Die Auswirkungen der künstlichen Intelligenz spielen sich nicht auf existentieller Ebene ab. Es ist schlicht ein Kultursprung, der gerade stattfindet. Der Abstand von Kultursprung zu Kultursprung wird immer kürzer. Es kann argumentiert werden, dass Internet (einfach frei zugängliches Wissen), die sozialen Medien (jeder wird zum Autor) und nun künstliche Intelligenz (die Maschine bereitet Wissen auf) jeweils einen Kultursprung darstellen. Es passiert nun mehrfach in wenigen Jahrzehnten, was früher Jahrhunderte (Buchdruck-Industrialisierung) gedauert hat. Die künstliche Intelligenz ist einmal mehr eine massive Technologie, die letztendlich unsere Kultur verändert. Sie wird verändern, was wir als real sehen, wie wir produzieren, wie wir Wissen verstehen, wie wir (an unsere Kinder) Wissen vermitteln und wie wir unser Zusammenleben politisch regeln.
“Wissen” wird sich grundlegend verändern, weil es nicht mehr nur darum geht, Wissen zu vermitteln.
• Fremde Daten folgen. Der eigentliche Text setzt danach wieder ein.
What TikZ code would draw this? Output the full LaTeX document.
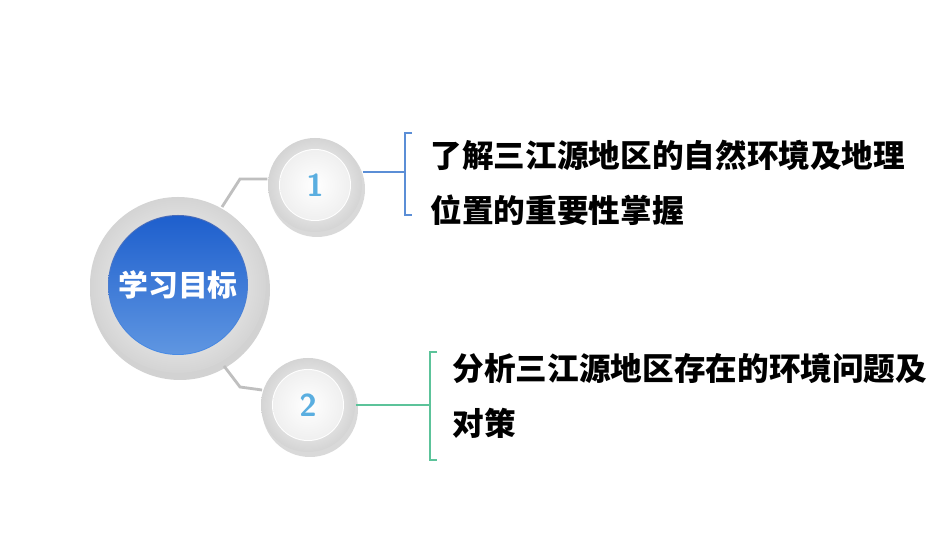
\documentclass[tikz,border=0pt]{standalone}
\usepackage{fontspec}
\newfontfamily\cjk{Noto Sans CJK SC}
\begin{document}
\begin{tikzpicture}[yscale=-1,
  txt/.style={anchor=west,font=\cjk\bfseries\fontsize{9}{11}\selectfont,inner sep=0},
  num/.style={font=\sffamily\bfseries\fontsize{9}{11}\selectfont,text=numblue}]
\definecolor{numblue}{HTML}{5AAEE0}
\definecolor{ringgray}{HTML}{D4D4D4}
\definecolor{lblue}{HTML}{5B8ED6}
\definecolor{lgreen}{HTML}{5CC39A}
\fill[white] (0,0) rectangle (9.5,5.35);
\useasboundingbox (0,0) rectangle (9.5,5.35);
% big circle
\fill[gray!35] (1.8,2.9) circle (0.9);
\shade[inner color=white,outer color=ringgray] (1.78,2.85) circle (0.88);
\shade[top color=blue!70!cyan!60!black!70!white,bottom color=numblue!80!blue] (1.78,2.85) circle (0.7);
\shade[top color={rgb,255:red,30;green,95;blue,205},bottom color={rgb,255:red,95;green,150;blue,225}] (1.78,2.85) circle (0.69);
\node[font=\cjk\bfseries\fontsize{8.5}{10}\selectfont,text=white] (c) at (1.78,2.85) {学习目标};
% small circles
\foreach \n/\x/\y in {1/3.15/1.85, 2/3.08/4.05}{
  \fill[gray!30] (\x+0.02,\y+0.04) circle (0.48);
  \shade[inner color=white,outer color=ringgray] (\x,\y) circle (0.47);
  \fill[white] (\x,\y) circle (0.36);
  \shade[inner color=white,outer color=gray!12] (\x,\y) circle (0.35);
  \node[num,circle,minimum size=0.94cm] (n\n) at (\x,\y) {\n};
}
% connectors
\coordinate (a1) at (2.4,1.79);
\coordinate (a2) at (2.4,3.87);
\draw[gray!50,line width=0.8pt] (2.22,2.07) -- (a1) -- (n1.west|-a1);
\draw[gray!50,line width=0.8pt] (2.24,3.66) -- (a2) -- (2.62,3.9);
% bracket 1
\coordinate (b1) at (4.05,1.72);
\draw[lblue,line width=0.8pt] (n1.east|-b1) -- (b1);
\draw[lblue,line width=0.8pt] (4.12,1.33) -- (4.05,1.33) -- (4.05,2.15) -- (4.12,2.15);
\node[txt] (t1) at (4.3,1.55) {了解三江源地区的自然环境及地理};
\node[txt] (t2) at (4.3,2.1) {位置的重要性掌握};
% bracket 2
\coordinate (b2) at (4.3,4.05);
\draw[lgreen,line width=0.8pt] (n2.east) -- (b2);
\draw[lgreen,line width=0.8pt] (4.37,3.52) -- (4.3,3.52) -- (4.3,4.6) -- (4.37,4.6);
\node[txt] (t3) at (4.52,3.68) {分析三江源地区存在的环境问题及};
\node[txt] (t4) at (4.52,4.23) {对策};
\end{tikzpicture}
\end{document}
Es geht darum, die richtigen Wissensquellen zu finden, die richtigen Fragen zu stellen, Fakten und Antworten richtig einordnen zu können und die Wissens-Werkzeuge – wie KI – richtig anzuwenden. Hier droht die Gefahr, dass wir das Bildungssystem und die Politik nicht schnell genug auf das neue Verständnis zu “Wissen” anpassen können.
Als Menschheit werden wir uns Gedanken machen müssen, wie wir mit der gesteigerten Produktivität umgehen. Sie hat sich in den letzten 50 Jahren 3,5-fach mehr erhöht als die Löhne. Durch die Produktivitätssteigerung, die mit der künstlichen Intelligenz kommt, wird sich diese Schere weiter auftun. Wir alle werden von den technologischen Entwicklungen auch weiterhin profitieren, wie wir es in der Vergangenheit gemacht haben. Die Frage ist letztendlich, wie gleich wir davon profitieren oder ob wir den Unterschied zwischen den Gesellschaftsschichten weiter erhöhen. Dies wird zu weiteren Spannungen führen. Auch Konservative werden sich über kurz oder lang mit dem bedingungslosen Grundeinkommen beschäftigen müssen. Dank der KI.
In Vorarlberg sind wir abgelenkt von den Erfolgen der alten Welt. Unser Wohlstand basiert auf Industrien, die zukünftig starkem Wandel unterliegen werden. Wir sind so erfolgreich, weil wir politische Entscheidungswege, Bildung und Forschung auf diese Industrien optimiert haben. Es droht nun die Gefahr, dass wir den neuen Themen zu wenig Aufmerksamkeit und Raum geben. Richtig schade ist, dass wir verbissen am Bestehenden festhalten und nicht unsere privilegierte Position nutzen, voranzugehen und die Zukunft unserer Welt mitzugestalten.
Wir sind angetreten, um mit Wissen, Forschung und Technologie unser Leben einfacher zu machen. Jetzt liegt es an uns, dass wir die gesteigerte Produktivität und Effizienz, die nun in der künstlichen Intelligenz ihre Spitze findet, auch fair verteilen. Letztlich ist es die Leistung unserer Menschheit und nicht einzelner Helden.